### Short exercise:
Please reproduce exactly the lines between the line holding "Write a web" and the line holding "const y = d3.scaleLinear().domain([0, 232]).range([240, 33]);", inclusive, leaving out any pictures.

### Material for this task:
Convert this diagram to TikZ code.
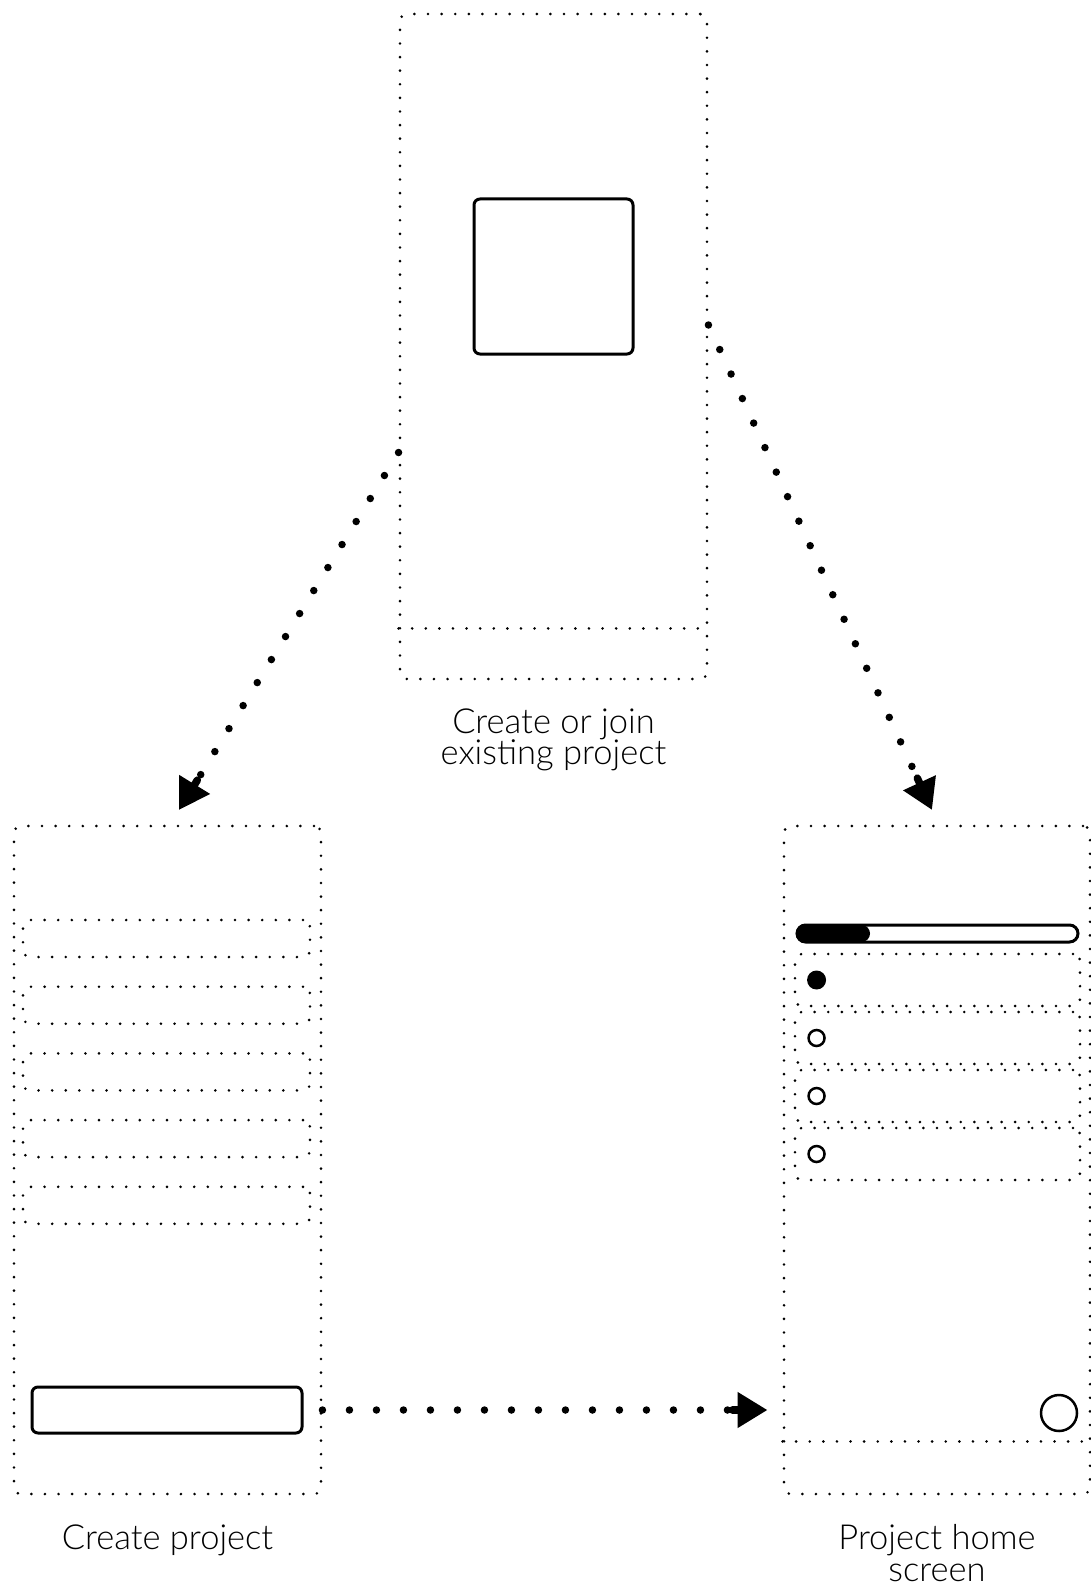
==
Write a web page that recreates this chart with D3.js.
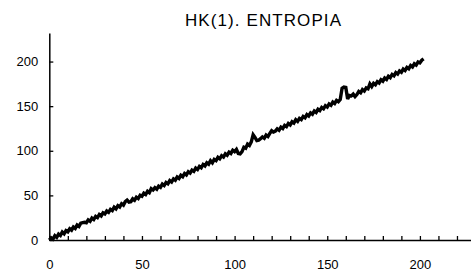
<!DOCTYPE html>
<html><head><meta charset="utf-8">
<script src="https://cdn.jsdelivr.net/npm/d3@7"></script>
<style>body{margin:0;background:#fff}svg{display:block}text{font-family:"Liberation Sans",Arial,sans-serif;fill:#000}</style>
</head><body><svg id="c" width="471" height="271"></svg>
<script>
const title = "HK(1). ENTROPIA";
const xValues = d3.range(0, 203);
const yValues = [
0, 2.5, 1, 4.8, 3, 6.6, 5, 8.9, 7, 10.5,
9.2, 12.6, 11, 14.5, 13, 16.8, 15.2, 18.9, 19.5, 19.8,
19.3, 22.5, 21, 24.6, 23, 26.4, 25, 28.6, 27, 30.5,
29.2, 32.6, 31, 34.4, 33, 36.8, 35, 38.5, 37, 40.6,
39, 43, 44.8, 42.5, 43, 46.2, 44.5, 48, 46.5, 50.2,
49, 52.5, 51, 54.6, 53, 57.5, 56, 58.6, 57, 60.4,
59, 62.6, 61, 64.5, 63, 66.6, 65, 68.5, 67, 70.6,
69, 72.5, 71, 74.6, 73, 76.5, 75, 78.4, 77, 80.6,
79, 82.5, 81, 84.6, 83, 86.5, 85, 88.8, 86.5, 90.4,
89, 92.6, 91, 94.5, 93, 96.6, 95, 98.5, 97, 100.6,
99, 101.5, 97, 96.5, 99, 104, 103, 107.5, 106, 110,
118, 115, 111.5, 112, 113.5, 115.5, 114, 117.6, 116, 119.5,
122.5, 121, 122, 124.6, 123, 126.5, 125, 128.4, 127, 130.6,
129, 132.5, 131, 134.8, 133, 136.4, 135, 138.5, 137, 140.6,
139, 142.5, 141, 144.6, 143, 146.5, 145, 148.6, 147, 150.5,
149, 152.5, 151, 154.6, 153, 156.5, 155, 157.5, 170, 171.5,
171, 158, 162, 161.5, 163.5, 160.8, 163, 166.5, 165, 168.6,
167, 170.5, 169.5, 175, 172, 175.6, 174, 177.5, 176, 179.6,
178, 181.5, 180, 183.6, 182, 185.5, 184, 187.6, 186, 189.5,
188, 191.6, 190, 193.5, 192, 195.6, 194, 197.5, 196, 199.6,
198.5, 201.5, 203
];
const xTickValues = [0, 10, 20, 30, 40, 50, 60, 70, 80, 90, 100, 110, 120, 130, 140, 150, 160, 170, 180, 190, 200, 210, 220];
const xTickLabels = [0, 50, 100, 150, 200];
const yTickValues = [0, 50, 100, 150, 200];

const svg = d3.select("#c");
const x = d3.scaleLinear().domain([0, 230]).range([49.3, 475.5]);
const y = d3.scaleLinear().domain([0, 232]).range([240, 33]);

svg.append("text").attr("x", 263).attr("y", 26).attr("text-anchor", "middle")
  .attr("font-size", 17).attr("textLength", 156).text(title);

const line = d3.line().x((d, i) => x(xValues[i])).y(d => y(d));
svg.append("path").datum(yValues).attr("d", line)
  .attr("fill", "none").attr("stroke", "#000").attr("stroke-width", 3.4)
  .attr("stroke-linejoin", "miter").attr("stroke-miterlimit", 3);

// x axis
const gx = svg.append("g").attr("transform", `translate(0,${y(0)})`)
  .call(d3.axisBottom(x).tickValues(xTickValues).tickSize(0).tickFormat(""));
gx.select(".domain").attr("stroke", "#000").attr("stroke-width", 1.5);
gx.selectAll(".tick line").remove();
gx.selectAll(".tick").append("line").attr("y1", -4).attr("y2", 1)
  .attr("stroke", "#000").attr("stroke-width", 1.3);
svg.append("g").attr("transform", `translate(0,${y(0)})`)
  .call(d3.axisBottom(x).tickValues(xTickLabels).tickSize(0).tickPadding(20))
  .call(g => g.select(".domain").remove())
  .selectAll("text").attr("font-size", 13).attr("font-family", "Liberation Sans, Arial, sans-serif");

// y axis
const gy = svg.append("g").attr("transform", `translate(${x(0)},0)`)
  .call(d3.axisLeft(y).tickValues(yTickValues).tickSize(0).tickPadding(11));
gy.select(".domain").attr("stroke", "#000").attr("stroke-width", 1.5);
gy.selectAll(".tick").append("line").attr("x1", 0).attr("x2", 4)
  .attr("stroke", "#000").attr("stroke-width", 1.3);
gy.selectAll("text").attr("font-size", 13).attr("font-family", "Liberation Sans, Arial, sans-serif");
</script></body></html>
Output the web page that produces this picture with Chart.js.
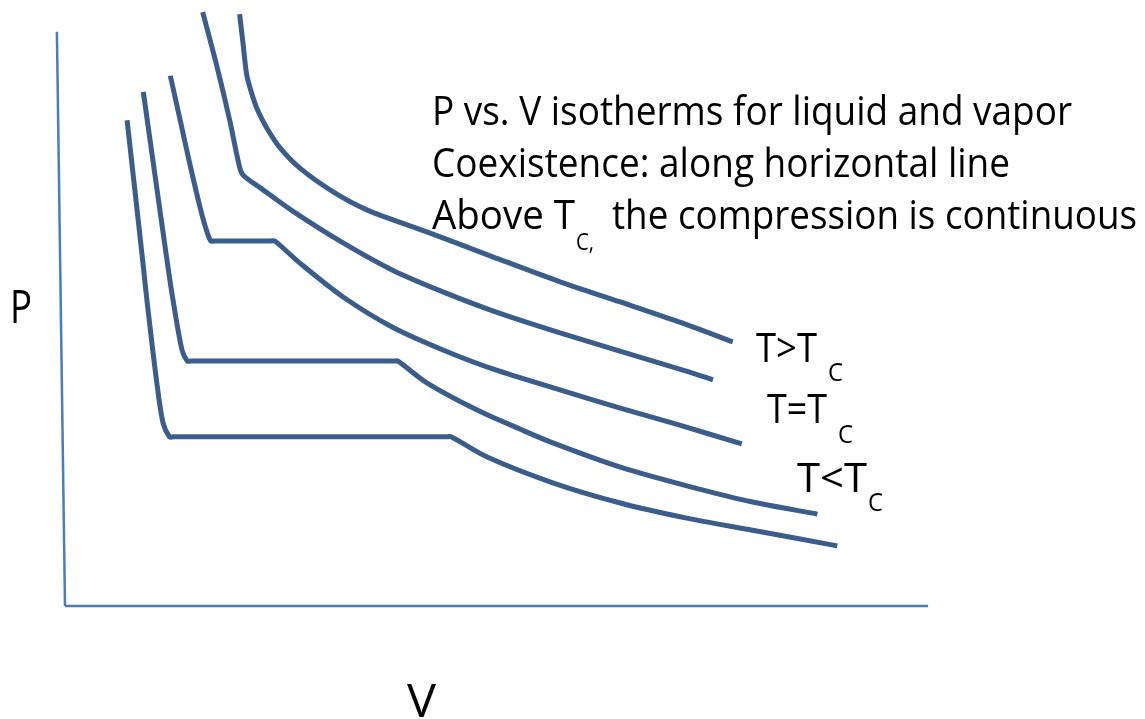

### Solution:
Write a web page that recreates this chart with D3.js.
<!DOCTYPE html>
<html><head><meta charset="utf-8">
<script src="https://cdn.jsdelivr.net/npm/d3@7"></script>
<style>body{margin:0;background:#fff}svg{display:block}text{font-family:"Liberation Sans",Arial,sans-serif;fill:#000}</style>
</head><body><svg id="c" width="471" height="271"></svg>
<script>
const title = "HK(1). ENTROPIA";
const xValues = d3.range(0, 203);
const yValues = [
0, 2.5, 1, 4.8, 3, 6.6, 5, 8.9, 7, 10.5,
9.2, 12.6, 11, 14.5, 13, 16.8, 15.2, 18.9, 19.5, 19.8,
19.3, 22.5, 21, 24.6, 23, 26.4, 25, 28.6, 27, 30.5,
29.2, 32.6, 31, 34.4, 33, 36.8, 35, 38.5, 37, 40.6,
39, 43, 44.8, 42.5, 43, 46.2, 44.5, 48, 46.5, 50.2,
49, 52.5, 51, 54.6, 53, 57.5, 56, 58.6, 57, 60.4,
59, 62.6, 61, 64.5, 63, 66.6, 65, 68.5, 67, 70.6,
69, 72.5, 71, 74.6, 73, 76.5, 75, 78.4, 77, 80.6,
79, 82.5, 81, 84.6, 83, 86.5, 85, 88.8, 86.5, 90.4,
89, 92.6, 91, 94.5, 93, 96.6, 95, 98.5, 97, 100.6,
99, 101.5, 97, 96.5, 99, 104, 103, 107.5, 106, 110,
118, 115, 111.5, 112, 113.5, 115.5, 114, 117.6, 116, 119.5,
122.5, 121, 122, 124.6, 123, 126.5, 125, 128.4, 127, 130.6,
129, 132.5, 131, 134.8, 133, 136.4, 135, 138.5, 137, 140.6,
139, 142.5, 141, 144.6, 143, 146.5, 145, 148.6, 147, 150.5,
149, 152.5, 151, 154.6, 153, 156.5, 155, 157.5, 170, 171.5,
171, 158, 162, 161.5, 163.5, 160.8, 163, 166.5, 165, 168.6,
167, 170.5, 169.5, 175, 172, 175.6, 174, 177.5, 176, 179.6,
178, 181.5, 180, 183.6, 182, 185.5, 184, 187.6, 186, 189.5,
188, 191.6, 190, 193.5, 192, 195.6, 194, 197.5, 196, 199.6,
198.5, 201.5, 203
];
const xTickValues = [0, 10, 20, 30, 40, 50, 60, 70, 80, 90, 100, 110, 120, 130, 140, 150, 160, 170, 180, 190, 200, 210, 220];
const xTickLabels = [0, 50, 100, 150, 200];
const yTickValues = [0, 50, 100, 150, 200];

const svg = d3.select("#c");
const x = d3.scaleLinear().domain([0, 230]).range([49.3, 475.5]);
const y = d3.scaleLinear().domain([0, 232]).range([240, 33]);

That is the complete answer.